Girl Scouts fight to change a smoking law

These scouts are making a difference in Aurora.

AURORA, COLO. - Just because the next words in the story are "Girl Scouts" doesn't mean you should start thinking about cookies.

There is a Girl Scout troop in Aurora that is baking up an idea that will outlast the shelf life of your Thin Mints.

"We are working on our Silver Award project and, tonight, we would like to propose some future ordinance for not smoking in a car with a minor present," said Amelia Malchow, from Girl Scout Troop #60789 during a Sept. 25 Aurora City Council meeting.

Malchow, along with Makenna Batcho, Micaela Morrill, Julianna Martin and Sofia Aarestad came up with the idea for the ordinance while trying to earn the Silver Award.

The Silver Award is given to middle school-aged Girl Scouts, who work in small groups to develop an idea that benefits the community while demonstrating knowledge of sustainability.

They're also combining the Silver Award with an effort to earn an environment badge.

"We thought it was a hazard for minors to experience their guardians' smoking," said Batcho.

"It will help minors," said Malchow.

"Be more healthy," said Morrill.

"To not suffer from secondhand smoke, and it's just better for the environment," said Malchow. "The purpose of Girl Scouts is truly to help make the world a better place."

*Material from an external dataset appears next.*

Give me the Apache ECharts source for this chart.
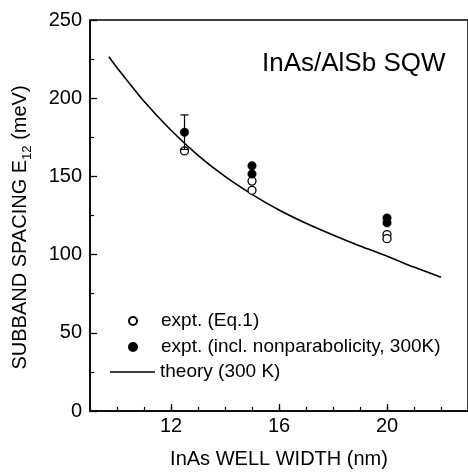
<!DOCTYPE html>
<html>
<head>
<meta charset="utf-8">
<script src="https://cdn.jsdelivr.net/npm/echarts@6/dist/echarts.min.js"></script>
<style>
html,body{margin:0;padding:0;background:#fff;}
#c{width:468px;height:474px;}
</style>
</head>
<body>
<div id="c"></div>
<script>
// ---- data ----
const eq1Width = [12.5, 15, 15, 20, 20];
const eq1Values = [166.3, 147, 141.1, 112.8, 110.2];
const nonparWidth = [12.5, 15, 15, 20, 20];
const nonparValues = [178.2, 156.8, 151.6, 123.4, 120.3];
const errWidth = [12.5];
const errLow = [167.3];
const errHigh = [189.3];
const theoryWidth = [9.7, 10, 11, 12, 13, 14, 15, 16, 17, 18, 19, 20, 21, 22];
const theoryValues = [226.5, 219.5, 198, 179.5, 163.5, 150, 138.5, 128.5, 120, 112.5, 105.5, 99, 92, 85.5];
const xTickLabels = [12, 16, 20];
const seriesNames = ['expt. (Eq.1)', 'expt. (incl. nonparabolicity, 300K)', 'theory (300 K)'];
const titleText = 'InAs/AlSb SQW';

const FONT = 'Liberation Sans, Arial, Helvetica, sans-serif';
const chart = echarts.init(document.getElementById('c'), null, {renderer: 'canvas'});

const pairs = (xs, ys) => xs.map((x, i) => [x, ys[i]]);

const option = {
  backgroundColor: '#fff',
  animation: false,
  title: {
    text: titleText, left: 262, top: 51, padding: 0,
    textStyle: {fontFamily: FONT, fontSize: 26, fontWeight: 'normal', color: '#000'}
  },
  grid: {left: 90, top: 20, width: 380, height: 398, show: true, borderColor: '#000', borderWidth: 1.5, backgroundColor: 'transparent'},
  legend: [
    {data: [seriesNames[0]], left: 128, top: 311, padding: 0, itemWidth: 8, itemHeight: 8,
     textStyle: {fontFamily: FONT, fontSize: 19, color: '#000', lineHeight: 20, padding: [0, 0, 0, 19]}},
    {data: [seriesNames[1]], left: 128, top: 337, padding: 0, itemWidth: 8, itemHeight: 8,
     textStyle: {fontFamily: FONT, fontSize: 19, color: '#000', lineHeight: 20, padding: [0, 0, 0, 19]}},
    {data: [{name: seriesNames[2], icon: 'rect'}], left: 110, top: 362, padding: 0, itemWidth: 45, itemHeight: 1.6,
     textStyle: {fontFamily: FONT, fontSize: 19, color: '#000', lineHeight: 20}}
  ],
  xAxis: [
    {
      type: 'value', min: 9, max: 23, position: 'bottom',
      name: 'InAs WELL WIDTH (nm)', nameLocation: 'middle', nameGap: 38,
      nameTextStyle: {fontFamily: FONT, fontSize: 20, color: '#000'},
      axisLine: {show: true, onZero: false, lineStyle: {color: '#000', width: 1.5}},
      axisTick: {show: true, inside: true, length: 7, customValues: xTickLabels, lineStyle: {color: '#000', width: 1.3}},
      axisLabel: {show: true, margin: 5, customValues: xTickLabels, fontFamily: FONT, fontSize: 20, color: '#000'},
      splitLine: {show: false}
    },
    {
      type: 'value', min: 9, max: 23, interval: 1, position: 'bottom', gridIndex: 0,
      axisLine: {show: false, onZero: false},
      axisTick: {show: true, inside: true, length: 4, lineStyle: {color: '#000', width: 1.2}},
      axisLabel: {show: false},
      splitLine: {show: false}
    }
  ],
  yAxis: {
    type: 'value', min: 0, max: 250, interval: 50,
    name: '{a|SUBBAND SPACING E}{s|12}{a| (meV)}',
    nameLocation: 'middle', nameGap: 60, nameRotate: 90,
    nameTextStyle: {
      fontFamily: FONT, fontSize: 20, color: '#000', padding: [0, 24, 0, 0],
      rich: {
        a: {fontFamily: FONT, fontSize: 20, color: '#000', lineHeight: 24, verticalAlign: 'bottom'},
        s: {fontFamily: FONT, fontSize: 13, color: '#000', lineHeight: 24, verticalAlign: 'bottom', padding: [0, 0, -4, 0]}
      }
    },
    axisLine: {show: true, onZero: false, lineStyle: {color: '#000', width: 1.5}},
    axisTick: {show: true, inside: true, length: 7, lineStyle: {color: '#000', width: 1.3}},
    minorTick: {show: true, splitNumber: 2, length: 4, lineStyle: {color: '#000', width: 1.2}},
    axisLabel: {margin: 8, fontFamily: FONT, fontSize: 20, color: '#000'},
    splitLine: {show: false},
    minorSplitLine: {show: false}
  },
  series: [
    {
      name: seriesNames[0], type: 'scatter', symbol: 'circle', symbolSize: 8,
      itemStyle: {color: '#fff', borderColor: '#000', borderWidth: 1.3, opacity: 1},
      data: pairs(eq1Width, eq1Values), z: 3
    },
    {
      name: seriesNames[1], type: 'scatter', symbol: 'circle', symbolSize: 8.5,
      itemStyle: {color: '#000', borderColor: '#000', borderWidth: 0.5, opacity: 1},
      data: pairs(nonparWidth, nonparValues), z: 4
    },
    {
      name: seriesNames[2], type: 'line', symbol: 'none', smooth: 0.25,
      lineStyle: {color: '#000', width: 1.6},
      itemStyle: {color: '#000'},
      data: pairs(theoryWidth, theoryValues), z: 2
    },
    {
      name: 'errorbar', type: 'custom', z: 5,
      renderItem: function (params, api) {
        const x = api.value(0);
        const lo = api.coord([x, api.value(1)]);
        const hi = api.coord([x, api.value(2)]);
        const hw = 4;
        const st = {stroke: '#000', lineWidth: 1.2};
        return {
          type: 'group',
          children: [
            {type: 'line', shape: {x1: lo[0], y1: lo[1], x2: hi[0], y2: hi[1]}, style: st},
            {type: 'line', shape: {x1: hi[0] - hw, y1: hi[1], x2: hi[0] + hw, y2: hi[1]}, style: st},
            {type: 'line', shape: {x1: lo[0] - hw, y1: lo[1], x2: lo[0] + hw, y2: lo[1]}, style: st}
          ]
        };
      },
      data: errWidth.map((x, i) => [x, errLow[i], errHigh[i]])
    }
  ]
};
chart.setOption(option);
</script>
</body>
</html>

There is precedent for this type of law. Eight states have some form of it.

"It'd be cool if we could get it to the state," said Batcho.

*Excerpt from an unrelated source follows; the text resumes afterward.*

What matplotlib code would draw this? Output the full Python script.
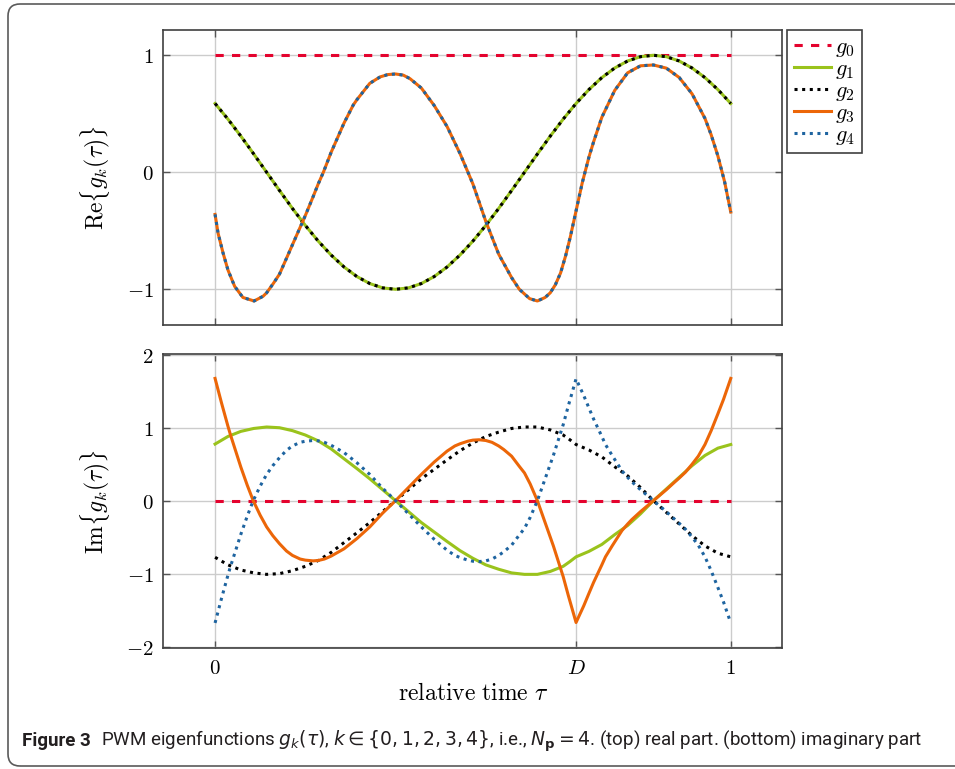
import matplotlib
matplotlib.use("Agg")
import matplotlib.pyplot as plt
from matplotlib.patches import FancyBboxPatch
from matplotlib.transforms import IdentityTransform

plt.rcParams['mathtext.fontset'] = 'cm'

D = 0.7

# g0: constant
tau_g0 = [0.0, 1.0]
re_g0 = [1.0, 1.0]
im_g0 = [0.0, 0.0]

# real part of g1 and g2 (the two curves lie on top of each other)
tau_re1 = [0.0, 0.025, 0.05, 0.075, 0.1, 0.125, 0.15, 0.175, 0.2, 0.225,
           0.25, 0.275, 0.3, 0.325, 0.35, 0.375, 0.4, 0.425, 0.45, 0.475,
           0.5, 0.525, 0.55, 0.575, 0.6, 0.625, 0.65, 0.675, 0.7, 0.725,
           0.75, 0.775, 0.8, 0.825, 0.85, 0.875, 0.9, 0.925, 0.95, 0.975, 1.0]
re_g1 = [0.588, 0.454, 0.309, 0.156, 0.0, -0.156, -0.309, -0.454, -0.588, -0.707,
         -0.809, -0.891, -0.951, -0.988, -1.0, -0.988, -0.951, -0.891, -0.809, -0.707,
         -0.588, -0.454, -0.309, -0.156, 0.0, 0.156, 0.309, 0.454, 0.588, 0.707,
         0.809, 0.891, 0.951, 0.988, 1.0, 0.988, 0.951, 0.891, 0.809, 0.707, 0.588]
re_g2 = [0.588, 0.454, 0.309, 0.156, 0.0, -0.156, -0.309, -0.454, -0.588, -0.707,
         -0.809, -0.891, -0.951, -0.988, -1.0, -0.988, -0.951, -0.891, -0.809, -0.707,
         -0.588, -0.454, -0.309, -0.156, 0.0, 0.156, 0.309, 0.454, 0.588, 0.707,
         0.809, 0.891, 0.951, 0.988, 1.0, 0.988, 0.951, 0.891, 0.809, 0.707, 0.588]

# real part of g3 and g4 (also on top of each other)
tau_re3 = [0.0, 0.0058, 0.0155, 0.025, 0.038, 0.054, 0.0757, 0.093, 0.1, 0.113,
           0.125, 0.132, 0.15, 0.175, 0.19, 0.2, 0.21, 0.225, 0.25, 0.268,
           0.275, 0.3, 0.32, 0.335, 0.35, 0.365, 0.378, 0.4, 0.425, 0.45,
           0.475, 0.5, 0.525, 0.55, 0.575, 0.59, 0.6, 0.61, 0.625, 0.64,
           0.65, 0.66, 0.67, 0.68, 0.689, 0.7, 0.712, 0.725, 0.734, 0.75,
           0.775, 0.8, 0.825, 0.85, 0.875, 0.9, 0.925, 0.95, 0.962, 0.975,
           0.988, 1.0]
re_g3 = [-0.36, -0.52, -0.69, -0.835, -0.975, -1.07, -1.10, -1.06, -1.03, -0.95,
         -0.87, -0.80, -0.62, -0.37, -0.21, -0.10, 0.0, 0.17, 0.42, 0.575,
         0.62, 0.76, 0.815, 0.835, 0.84, 0.83, 0.80, 0.72, 0.57, 0.39,
         0.16, -0.10, -0.42, -0.70, -0.90, -1.00, -1.04, -1.08, -1.10, -1.07,
         -1.03, -0.96, -0.86, -0.71, -0.55, -0.33, -0.09, 0.13, 0.26, 0.47,
         0.70, 0.85, 0.91, 0.917, 0.89, 0.81, 0.67, 0.46, 0.32, 0.14,
         -0.08, -0.34]
re_g4 = [-0.36, -0.52, -0.69, -0.835, -0.975, -1.07, -1.10, -1.06, -1.03, -0.95,
         -0.87, -0.80, -0.62, -0.37, -0.21, -0.10, 0.0, 0.17, 0.42, 0.575,
         0.62, 0.76, 0.815, 0.835, 0.84, 0.83, 0.80, 0.72, 0.57, 0.39,
         0.16, -0.10, -0.42, -0.70, -0.90, -1.00, -1.04, -1.08, -1.10, -1.07,
         -1.03, -0.96, -0.86, -0.71, -0.55, -0.33, -0.09, 0.13, 0.26, 0.47,
         0.70, 0.85, 0.91, 0.917, 0.89, 0.81, 0.67, 0.46, 0.32, 0.14,
         -0.08, -0.34]

# imaginary part of g1 and g2 (mirror images)
tau_im1 = [0.0, 0.025, 0.05, 0.075, 0.1, 0.125, 0.15, 0.175, 0.2, 0.225,
           0.25, 0.275, 0.3, 0.325, 0.35, 0.375, 0.4, 0.425, 0.45, 0.475,
           0.5, 0.525, 0.55, 0.575, 0.6, 0.625, 0.65, 0.675, 0.688, 0.7,
           0.71, 0.725, 0.75, 0.775, 0.8, 0.825, 0.85, 0.875, 0.9, 0.925,
           0.95, 0.975, 1.0]
im_g1 = [0.776, 0.88, 0.95, 0.99, 1.01, 1.0, 0.96, 0.90, 0.82, 0.71,
         0.575, 0.44, 0.30, 0.15, 0.0, -0.15, -0.30, -0.43, -0.56, -0.685,
         -0.79, -0.88, -0.94, -0.99, -1.01, -1.01, -0.97, -0.90, -0.835, -0.77,
         -0.74, -0.695, -0.60, -0.465, -0.34, -0.18, 0.0, 0.16, 0.32, 0.48,
         0.62, 0.72, 0.77]
im_g2 = [-0.776, -0.88, -0.95, -0.99, -1.01, -1.0, -0.96, -0.90, -0.82, -0.71,
         -0.575, -0.44, -0.30, -0.15, 0.0, 0.15, 0.30, 0.43, 0.56, 0.685,
         0.79, 0.88, 0.94, 0.99, 1.01, 1.01, 0.97, 0.90, 0.835, 0.77,
         0.74, 0.695, 0.60, 0.465, 0.34, 0.18, 0.0, -0.16, -0.32, -0.48,
         -0.62, -0.72, -0.77]

# imaginary part of g3 and g4 (mirror images)
tau_im3 = [0.0, 0.0125, 0.025, 0.03, 0.05, 0.0625, 0.074, 0.0875, 0.1, 0.112,
           0.125, 0.1385, 0.15, 0.165, 0.175, 0.19, 0.2, 0.212, 0.225, 0.25,
           0.275, 0.3, 0.325, 0.35, 0.375, 0.4, 0.425, 0.45, 0.465, 0.475,
           0.49, 0.5, 0.512, 0.525, 0.537, 0.55, 0.56, 0.575, 0.59, 0.6,
           0.611, 0.625, 0.64, 0.65, 0.656, 0.675, 0.685, 0.7, 0.715, 0.725,
           0.734, 0.75, 0.757, 0.77, 0.789, 0.8, 0.808, 0.825, 0.85, 0.875,
           0.892, 0.9, 0.912, 0.925, 0.937, 0.95, 0.962, 0.975, 0.986, 1.0]
im_g3 = [1.676, 1.34, 1.02, 0.90, 0.46, 0.21, 0.0, -0.20, -0.36, -0.48,
         -0.59, -0.69, -0.75, -0.80, -0.815, -0.825, -0.82, -0.80, -0.76, -0.66,
         -0.52, -0.36, -0.17, 0.0, 0.18, 0.36, 0.53, 0.68, 0.75, 0.78,
         0.815, 0.83, 0.835, 0.825, 0.80, 0.75, 0.70, 0.61, 0.47, 0.38,
         0.23, 0.0, -0.30, -0.50, -0.62, -1.04, -1.30, -1.67, -1.44, -1.27,
         -1.12, -0.88, -0.77, -0.62, -0.41, -0.32, -0.26, -0.15, 0.0, 0.15,
         0.26, 0.31, 0.39, 0.50, 0.61, 0.77, 0.96, 1.19, 1.39, 1.676]
im_g4 = [-1.676, -1.34, -1.02, -0.90, -0.46, -0.21, 0.0, 0.20, 0.36, 0.48,
         0.59, 0.69, 0.75, 0.80, 0.815, 0.825, 0.82, 0.80, 0.76, 0.66,
         0.52, 0.36, 0.17, 0.0, -0.18, -0.36, -0.53, -0.68, -0.75, -0.78,
         -0.815, -0.83, -0.835, -0.825, -0.80, -0.75, -0.70, -0.61, -0.47, -0.38,
         -0.23, 0.0, 0.30, 0.50, 0.62, 1.04, 1.30, 1.67, 1.44, 1.27,
         1.12, 0.88, 0.77, 0.62, 0.41, 0.32, 0.26, 0.15, 0.0, -0.15,
         -0.26, -0.31, -0.39, -0.50, -0.61, -0.77, -0.96, -1.19, -1.39, -1.676]

labels = [r'$g_0\;$', r'$g_1\;$', r'$g_2\;$', r'$g_3\;$', r'$g_4\;$']
colors = ['#e4032e', '#9ac31c', 'black', '#ec6608', '#1e64a0']
styles = [(0, (2.7, 2.7)), '-', (0, (1, 1.5)), '-', (0, (1, 1.5))]

re_data = [(tau_g0, re_g0), (tau_re1, re_g1), (tau_re1, re_g2), (tau_re3, re_g3), (tau_re3, re_g4)]
im_data = [(tau_g0, im_g0), (tau_im1, im_g1), (tau_im1, im_g2), (tau_im3, im_g3), (tau_im3, im_g4)]

fig = plt.figure(figsize=(9.55, 7.69), dpi=100)
ax1 = fig.add_axes([0.1712, 0.5774, 0.648, 0.3836])
ax2 = fig.add_axes([0.1712, 0.1573, 0.648, 0.3823])

for i in range(5):
    ax1.plot(re_data[i][0], re_data[i][1], color=colors[i], linestyle=styles[i],
             lw=2.2, label=labels[i], solid_joinstyle='round')
    ax2.plot(im_data[i][0], im_data[i][1], color=colors[i], linestyle=styles[i],
             lw=2.2, solid_joinstyle='round')

for ax in [ax1, ax2]:
    ax.set_xlim(-0.1, 1.1)
    ax.set_xticks([0, D, 1])
    ax.grid(True, color='#cccccc', lw=1)
    ax.set_axisbelow(True)
    ax.tick_params(direction='in', length=5, width=1, color='#555555',
                   top=True, right=True, labelsize=15, pad=7)
    for s in ax.spines.values():
        s.set_color('#404040')
        s.set_linewidth(1.2)

ax1.set_ylim(-1.305, 1.216)
ax1.set_yticks([-1, 0, 1])
ax1.set_yticklabels([r'$-1$', r'$0$', r'$1$'])
ax1.set_xticklabels([])
ax1.set_ylabel(r'$\mathrm{Re}\{g_k(\tau)\}$', fontsize=17)
ax1.yaxis.set_label_coords(-0.084, 0.5)

ax2.set_ylim(-2.02, 2.01)
ax2.set_yticks([-2, -1, 0, 1, 2])
ax2.set_yticklabels([r'$-2$', r'$-1$', r'$0$', r'$1$', r'$2$'])
ax2.set_xticklabels([r'$0$', r'$D$', r'$1$'])
ax2.set_ylabel(r'$\mathrm{Im}\{g_k(\tau)\}$', fontsize=17)
ax2.yaxis.set_label_coords(-0.084, 0.5)
ax2.set_xlabel(r'$\mathrm{relative\ time}\ \tau$', fontsize=17)
ax2.xaxis.set_label_coords(0.5, -0.112)

leg = ax1.legend(loc='upper left', bbox_to_anchor=(1.0075, 1.0), borderaxespad=0,
                 fontsize=16, handlelength=1.66, handletextpad=0.22, labelspacing=0.0,
                 borderpad=0.3, fancybox=False, framealpha=1)
leg.get_frame().set_edgecolor('#404040')
leg.get_frame().set_linewidth(1.2)

# rounded frame round the whole figure
frame = FancyBboxPatch((8, 3), 980, 762, boxstyle='round,pad=0,rounding_size=12',
                       transform=IdentityTransform(), fill=False,
                       edgecolor='#5a5a5a', lw=1.2)
fig.add_artist(frame)

# caption
t1 = fig.text(22 / 955, 0.03, 'Figure 3', fontsize=13.5, fontweight='bold',
              family='Roboto', va='baseline', color='#231f20')
bb = t1.get_window_extent(renderer=fig.canvas.get_renderer())
fig.text((bb.x1 + 10) / 955, 0.03,
         r'PWM eigenfunctions $g_k(\tau)$, $k \in \{0, 1, 2, 3, 4\}$, i.e., '
         r'$N_{\mathbf{p}} = 4$. (top) real part. (bottom) imaginary part',
         fontsize=13.5, family='Roboto', va='baseline', color='#231f20',
         math_fontfamily='dejavusans')

fig.savefig('out.png', dpi=100)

"But it's a big accomplishment if we could just get it at city council," said Malchow.

The states that have enacted laws like this differ in how old the minor can be before it's a crime.

  • Arkansas - 13 and younger
  • California -17 and younger
  • Louisiana - 12 and younger
  • Maine - 15 and younger
  • Oregon - 17 and younger
  • Utah - 15 and younger
  • Vermont - 8 and younger
  • Virginia - 7 and younger

"It's been one of the most gratifying experiences of my service on city council," said Aurora City Councilman Charlie Richardson.

He's presenting the ordinance at the study session, but already has some changes in mind.

Right now, the law would be a primary offense, meaning officers could pull you over if they saw you smoking and suspect your passengers are younger than 18. Even the state's seat belt law requires officers to see another infraction, like speeding, before pulling you over for not wearing a seat belt.

"As part of the legislative process, I'll be working with them to possibly amend the ordinance to a secondary offense," said Richardson. "We would avoid a lot of the questions about whether it should be a reason to be pulled over in the first place."

The scouts also want the fine to be $150, as well as no less than 48 hours of community service.

"I'm going to challenge my colleagues to vote against the Girl Scouts. I hope they think twice," said Richardson.

"If we don't get it through, we'll be disappointed, but we got it this far," said Malchow.

"It'd be cool if we got it passed, but if it doesn't, we still earn (our badge and award) because we went through the process of it," said Batcho.